75 Vitrophyric Dacite

The Geology and Petrography of Crater Lake National Park, 1902

 PART II.

HYPERSTHENE-DACITES.

DISTRIBUTION AND DESCRIPTION OF DACITE MASSES.

LLAO ROCK FLOW.

VITROPHYRIC DACITE.

This variety was collected from the extreme southern edge of the lava flow, where it is necessarily very thin. It is represented by Nos. 101 and 102. The hand specimens present the appearance of a perfectly fresh vitrophyre in which the glass base, which constitutes at least four-fifths of the entire mass, has a dark, greenish-gray color. In this glass base are inclosed numerous phenocrysts of plagioclase that measure not over 1 to 2 millimeters, and that are white and glassy and show hardly a trace of cleavage. In addition to these are a very few minute, deep-brown to green and black, resinous-lustered crystals that are hardly to be seen without a magnifying glass, and that, in thin section, prove to be usually hypersthene or hornblende. There are also to be noted a few angular fragments, compact, grayish brown and dull lustered, measuring one-quarter inch to one inch or more in diameter. These are referred to later under the head of nodular secretions. This rock is more or less cracked in different directions owing to shrinkage in cooling. The rock parting along these cracks, which sometimes gap, breaks into very smooth flat surfaces that have a distinct gloss. Otherwise the fracture is rather rough or small-concoidal, owing to the presence of the abundant plagioclase phenocrysts. This vitrophyric dacite may also be streaked by more or less parallel bands of grayish-looking pumice, as may be seen in a specimen collected by the writer on the same spot. (No. 2013.1 of collection of H. B. Patton.)

In thin section the glass base appears to be clear and colorless and to be crowded with very sharp and straight and remarkably even-sized microlites of augite that measure 0.003 millimeter wide by 0.02 to 0.04 millimeter long. (See fig. A of Pl. XVIII, p. 132.) These microlites are too small to show any color, but the strong refraction is evident, as well as double refraction and an extinction angle up to 45° are also to be seen a very few opaque curved black trichites. The straight, colorless augite microlites appear to be the same as are to be seen sparingly developed in a thin section prepared by the United States Geological Survey from the rhyolitic perlite of the Yellowstone National Park.aThey still more closely resemble in size, appearance, and numbers the straight colorless microlites in the dacite from Lassen Peak, California, No. 82 of the above-mentioned Educational Series.b The close resemblance between the Llao Rock dacite and this dacite from Lassen Peak will be again referred to in these pages.

aNo. 61 of the Educational series of Rocks, described by J. P. Iddings in Bull. U. S. Geol. Survey No. 150, p. 151.bJ. S. Diller, op. cit., p. 217.

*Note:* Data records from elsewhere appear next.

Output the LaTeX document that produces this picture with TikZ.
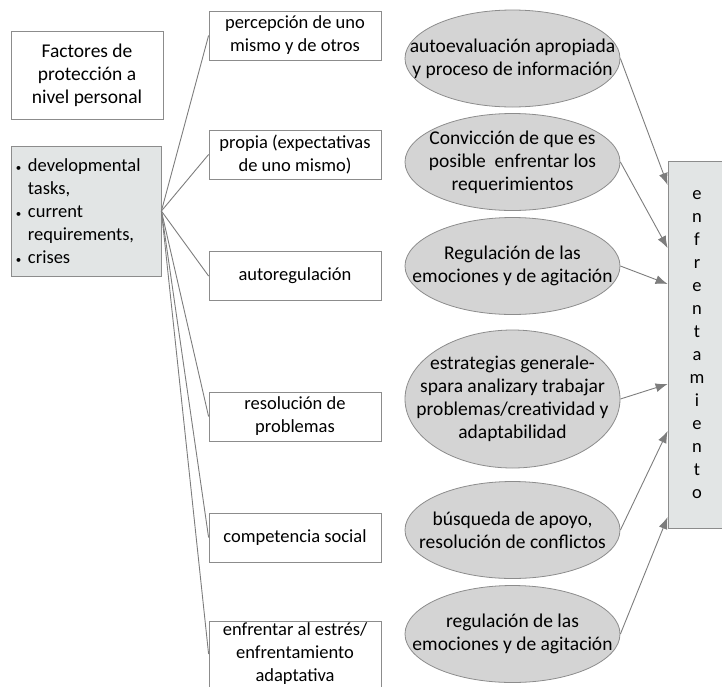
\documentclass[tikz,border=0pt]{standalone}
\usepackage{fontspec}
\setmainfont{Carlito}
\usetikzlibrary{shapes.geometric, arrows.meta, positioning}
\definecolor{rahmengrau}{RGB}{140,140,140}
\definecolor{liniengrau}{RGB}{125,125,125}
\definecolor{kastengrau}{RGB}{226,229,229}
\definecolor{ovalgrau}{RGB}{212,212,212}
\newcommand{\punkt}{\makebox[13pt][l]{\hspace{1pt}\fontsize{11}{11}\selectfont\textbullet}}
\newcommand{\einzug}{\hspace*{13pt}}

\begin{document}
\begin{tikzpicture}[x=1pt, y=-1pt,
				>={Latex[length=12pt,width=9pt]},   %Pfeilspitzen
				font=\fontsize{18.5}{23}\selectfont,
				kasten/.style={draw=rahmengrau, line width=0.8pt, minimum width=172pt, minimum height=49pt, align=center, inner sep=2pt},
				oval/.style={ellipse, draw=rahmengrau, line width=0.8pt, fill=ovalgrau, minimum width=215pt, minimum height=97pt, inner sep=0pt},
				ovaltext/.style={align=center, font=\fontsize{19.5}{23}\selectfont},
				verb/.style={draw=liniengrau, line width=0.9pt}]
				\useasboundingbox (0,0) rectangle (722,686);
				% linke Spalte
				\node[kasten, minimum width=152pt, minimum height=88pt, font=\fontsize{19.5}{23}\selectfont] (factores) at (87,75) {Factores de\\protección a\\nivel personal};
				\node[kasten, fill=kastengrau, minimum width=150pt, minimum height=130pt, text width=142pt, inner xsep=4pt, align=left] (tareas) at (86,211)
					{\punkt developmental\\\einzug tasks,\\\punkt current\\\einzug requirements,\\\punkt crises};
				% mittlere Spalte
				\node[kasten] (percepcion) at (295,35.5) {percepción de uno\\mismo y de otros};
				\node[kasten] (propia) at (295,154.5) {propia (expectativas\\de uno mismo)};
				\node[kasten] (autoreg) at (295,276) {autoregulación};
				\node[kasten] (resolucion) at (295,416.5) {resolución de\\problemas};
				\node[kasten] (competencia) at (295,537.5) {competencia social};
				\node[kasten, minimum height=65pt] (estres) at (295,654) {enfrentar al estrés/\\enfrentamiento\\adaptativa};
				% Ovale
				\node[oval, label={[name=autoevalt, ovaltext]center:autoevaluación apropiada\\y proceso de información}] (autoeval) at (512.5,58.5) {};
				\node[oval, label={[name=conviccht, ovaltext]center:Convicción de que es\\posible\ \ enfrentar los\\requerimientos}] (convicc) at (512.5,162) {};
				\node[oval, label={[name=regult, ovaltext]center:Regulación de las\\emociones y de agitación}] (regul) at (512.5,266) {};
				\node[oval, minimum height=138pt, label={[name=estrategt, ovaltext]center:estrategias generale-\\spara analizary trabajar\\problemas/creatividad y\\adaptabilidad}] (estrateg) at (512.5,399) {};
				\node[oval, label={[name=busquedat, ovaltext]center:búsqueda de apoyo,\\resolución de conflictos}] (busqueda) at (512.5,530) {};
				\node[oval, label={[name=regulbt, ovaltext]center:regulación de las\\emociones y de agitación}] (regulb) at (512.5,634) {};
				% rechter Kasten
				\node[kasten, fill=kastengrau, minimum width=58pt, minimum height=367pt] (enfrent) at (697,344.5)
					{e\\n\\f\\r\\e\\n\\t\\a\\m\\i\\e\\n\\t\\o};
				% Verbindungen
				\foreach \ziel in {percepcion, propia, autoreg, resolucion, competencia, estres}
					\draw[verb] (tareas.east) -- (\ziel.west);
				% Pfeile
				\draw[verb, ->] (autoeval.east) -- ([yshift=159.5pt]enfrent.west);
				\draw[verb, ->] (convicc.east) -- ([yshift=96.5pt]enfrent.west);
				\draw[verb, ->] (regul.east) -- ([yshift=60.5pt]enfrent.west);
				\draw[verb, ->] (estrateg.east) -- ([yshift=-39.5pt]enfrent.west);
				\draw[verb, ->] (busqueda.east) -- ([yshift=-86.5pt]enfrent.west);
				\draw[verb, ->] (regulb.east) -- ([yshift=-172.5pt]enfrent.west);
			\end{tikzpicture}
\end{document}
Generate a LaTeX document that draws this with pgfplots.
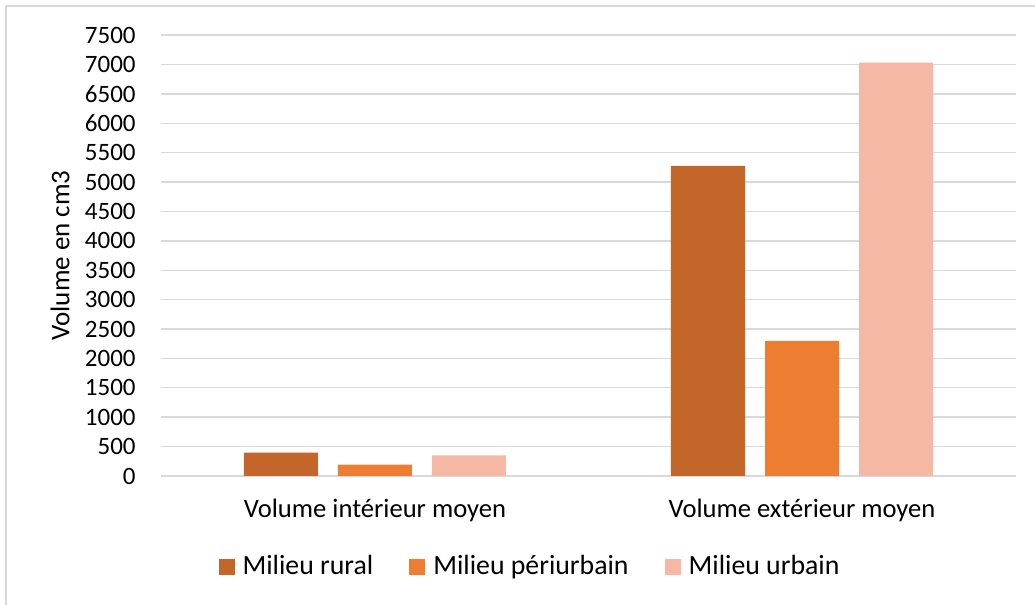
\documentclass[border=0pt]{standalone}
\usepackage{fontspec}
\setmainfont{Carlito}
\usepackage{pgfplots}
\pgfplotsset{compat=1.18}
\definecolor{rural}{HTML}{C4662A}
\definecolor{periurbain}{HTML}{ED7D31}
\definecolor{urbain}{HTML}{F4B8A5}
\definecolor{gridgray}{HTML}{D9D9D9}
\begin{document}
\fontsize{12.5pt}{15pt}\selectfont
\begin{tikzpicture}
\path[use as bounding box] (0,0) rectangle (517.5pt,302.5pt);
\draw[line width=1pt, gridgray] (3pt,0) -- (3pt,299.5pt) -- (517.5pt,299.5pt);
\begin{axis}[
  at={(80.75pt,64.5pt)}, anchor=south west,
  scale only axis, width=427pt, height=220.5pt,
  ybar=10pt, bar width=37pt,
  xmin=-0.5, xmax=1.5, ymin=0, ymax=7500,
  xtick=data,
  xticklabels={Volume intérieur moyen, Volume extérieur moyen},
  ytick distance=500,
  /pgf/number format/assume math mode=true,
  /pgf/number format/1000 sep={},
  axis line style={draw=none},
  major tick length=0pt,
  ymajorgrids, grid style={gridgray, line width=0.7pt},
  xticklabel style={anchor=center, yshift=-17pt, font=\fontsize{13.3pt}{16pt}\selectfont},
  yticklabel style={anchor=east, inner sep=0pt, xshift=-12.75pt},
  ylabel={Volume en cm3},
  ylabel style={at={(axis description cs:-0.1188,0.5)}, anchor=center,
    font=\fontsize{13.5pt}{16pt}\selectfont},
  legend style={at={(axis description cs:0.4327,-0.206)}, anchor=center,
    draw=none, legend columns=3, font=\fontsize{13.9pt}{16pt}\selectfont,
    /tikz/every odd column/.append style={column sep=2pt},
    /tikz/every even column/.append style={column sep=16pt}},
  legend image code/.code={\fill[#1] (0pt,-4pt) rectangle (8pt,4pt);},
]
\addplot[fill=rural, draw=none] coordinates {(0,397) (1,5275)};
\addplot[fill=periurbain, draw=none] coordinates {(0,195) (1,2300)};
\addplot[fill=urbain, draw=none] coordinates {(0,351) (1,7030)};
\legend{Milieu rural, Milieu périurbain, Milieu urbain}
\end{axis}
\end{tikzpicture}
\end{document}
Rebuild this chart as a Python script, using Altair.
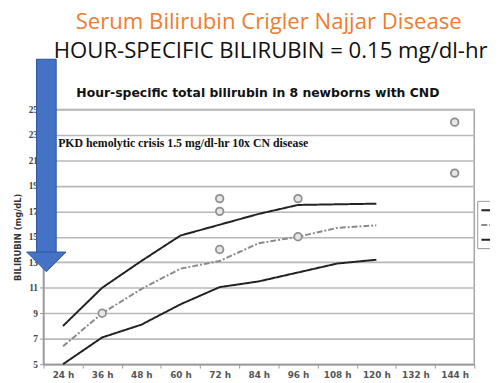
import altair as alt
import pandas as pd

# ---------------- data ----------------
hours = ["24 h", "36 h", "48 h", "60 h", "72 h", "84 h", "96 h", "108 h", "120 h", "132 h", "144 h"]
line_hours = hours[:9]
upper = [8.0, 11.0, 13.1, 15.1, 15.95, 16.8, 17.5, 17.55, 17.6]
middle = [6.4, 9.0, 10.9, 12.5, 13.1, 14.5, 15.0, 15.7, 15.9]
lower = [5.0, 7.1, 8.1, 9.7, 11.05, 11.5, 12.2, 12.9, 13.2]
series_names = ["95th percentile", "50th percentile", "5th percentile"]

obs_hours = ["36 h", "72 h", "72 h", "72 h", "96 h", "96 h", "144 h", "144 h"]
obs_values = [9, 18, 17, 14, 18, 15, 24, 20]

y_ticks = [5, 7, 9, 11, 13, 15, 17, 19, 21, 23, 25]

title_1 = "Serum Bilirubin Crigler Najjar Disease"
title_2 = "HOUR-SPECIFIC BILIRUBIN = 0.15 mg/dl-hr"
chart_title = "Hour-specific total bilirubin in 8 newborns with CND"
note = "PKD hemolytic crisis 1.5 mg/dl-hr 10x CN disease"
y_title = "BILIRUBIN (mg/dL)"

rows = []
for name, vals in zip(series_names, [upper, middle, lower]):
    for h, v in zip(line_hours, vals):
        rows.append({"hour": h, "value": v, "series": name})
lines_df = pd.DataFrame(rows)
obs_df = pd.DataFrame({"hour": obs_hours, "value": obs_values})

W, H = 438, 259

x_enc = alt.X(
    "hour:O",
    sort=hours,
    bandPosition=0.5,
    scale=alt.Scale(domain=hours, type="band", paddingInner=0, paddingOuter=0),
    axis=alt.Axis(
        title=None, labelAngle=0, tickBand="extent", grid=False,
        domainColor="#9a9a9a", domainWidth=1.5, tickColor="#9a9a9a", tickSize=4,
        labelFont="DejaVu Sans", labelFontSize=9, labelColor="#555",
        labelFontWeight="bold", labelPadding=3, labelOverlap=False,
    ),
)
y_scale = alt.Scale(domain=[5, 25], nice=False, zero=False)
y_enc = alt.Y(
    "value:Q",
    scale=y_scale,
    axis=alt.Axis(
        values=y_ticks, tickCount=11, grid=True, gridColor="#b8b8b8", gridWidth=1.6,
        domainColor="#9a9a9a", domainWidth=1.5, tickColor="#9a9a9a", tickSize=4,
        labelFont="Liberation Serif", labelFontSize=9.5, labelColor="#444",
        labelFontWeight="bold", labelPadding=2, labelOverlap=False,
        title=y_title, titleFont="DejaVu Sans", titleFontSize=8.5,
        titleFontWeight="bold", titleColor="#333", titlePadding=6,
    ),
)

legend_cfg = dict(
    title=None, orient="none", legendX=441, legendY=93,
    symbolType="stroke", symbolStrokeWidth=2, symbolSize=110,
    labelFontSize=9, labelExpr="''", rowPadding=3, padding=3,
    strokeColor="#999", fillColor="white",
)

lines = alt.Chart(lines_df).mark_line(strokeWidth=2).encode(
    x=x_enc,
    y=y_enc,
    color=alt.Color(
        "series:N",
        scale=alt.Scale(domain=series_names, range=["#222222", "#8a8a8a", "#222222"]),
        legend=alt.Legend(**legend_cfg),
    ),
    strokeDash=alt.StrokeDash(
        "series:N",
        scale=alt.Scale(domain=series_names, range=[[1, 0], [6, 2, 2, 2], [1, 0]]),
        legend=alt.Legend(**legend_cfg),
    ),
)

points = alt.Chart(obs_df).mark_point(
    shape="circle", size=60, filled=False, stroke="#8f8f8f", strokeWidth=1.8,
    fill="#e6e6e6", fillOpacity=1, opacity=1,
).encode(x=x_enc, y=y_enc)

def label(text, x, y, **kw):
    return alt.Chart(pd.DataFrame({"t": [text]})).mark_text(**kw).encode(
        text="t:N", x=alt.value(x), y=alt.value(y)
    )

t1 = label(title_1, 229, -82, font="Open Sans", fontSize=22.5, color="#ED7D31",
           align="center", baseline="alphabetic")
t2 = label(title_2, 231, -52, font="Open Sans", fontSize=22.5, color="#111111",
           align="center", baseline="alphabetic")
t3 = label(chart_title, 218, -17, font="DejaVu Sans", fontSize=12.6, fontWeight="bold",
           color="#111111", align="center", baseline="middle")
t4 = label(note, 15, 34, font="Liberation Serif", fontSize=12, fontWeight="bold",
           color="#111111", align="left", baseline="middle")

shaft = alt.Chart(pd.DataFrame({"a": [0]})).mark_rect(
    color="#4472C4", stroke="#2F5597", strokeWidth=1
).encode(x=alt.value(-7), x2=alt.value(13), y=alt.value(-51), y2=alt.value(146))

head = alt.Chart(pd.DataFrame({"a": [0]})).mark_point(
    shape="M-1,0L1,0L0,1Z", filled=True, size=1600, color="#4472C4",
    stroke="#2F5597", strokeWidth=1, opacity=1,
).encode(x=alt.value(3), y=alt.value(145))

chart = (
    alt.layer(lines, points, t1, t2, t3, t4, shaft, head)
    .resolve_scale(color="shared")
    .properties(
        width=W, height=H,
        autosize=alt.AutoSizeParams(type="none"),
        padding={"left": 36, "top": 100, "right": 16, "bottom": 14},
        background="white",
    )
    .configure_view(stroke="#a8a8a8", strokeWidth=1.6)
    .configure_axis(zindex=0)
)

chart.save("out.html", embed_options={"renderer": "svg", "actions": False})
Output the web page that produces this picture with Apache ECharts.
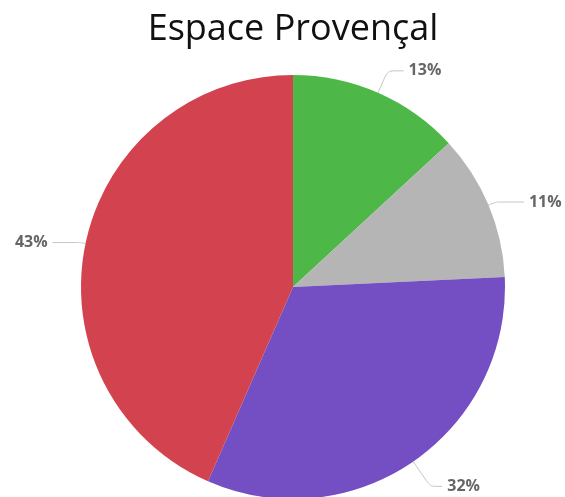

A few feldspar microlites occur in No. 101, but almost none in No. 102. These are in part lath-shaped plagioclase with very small extinction angles, but mainly short rectangular to square, untwinned feldspar that usually extinguishes nearly parallel to the sides. In No. 101 was seen a nearly rectangular section of feldspar that was not larger than nor even as large as many of the feldspar microlites (0.05 millimeter long), in the center of which was a brown-glass inclusion with sides parallel to the crystal edges and occupying at least one-third of the whole crystal, itself inclosing a comparatively large air bubble. The extinction angle measured to the longest side was 18° twinning was apparent. A reproduction of this crystal may be seen in fig. G of Pl. XIV, p. 76.

Fluidal structure, which is hardly to be seen in the hand specimen, is very conspicuous in the thin section, owing to the more or less parallel arrangement of the microlites which occur in flowing lines lapping around the phenocrysts of plagioclase, hypersthene and hornblende, and of accessory magnetite and apatite. Hypersthene is scarce and hornblende still more so. The latter occurs mainly in very small needles and only occasionally in crystals comparable in size with the hypersthene. In one instance a small crystal of hornblende with sharp crystal forms was observed clearly inclosed in plagioclase. This is a decided exception to the rule that hornblende in these dacites is the youngest of the phenocrysts with the possible exception of augite.

The chemical analysis of No. 102 is given on page 140.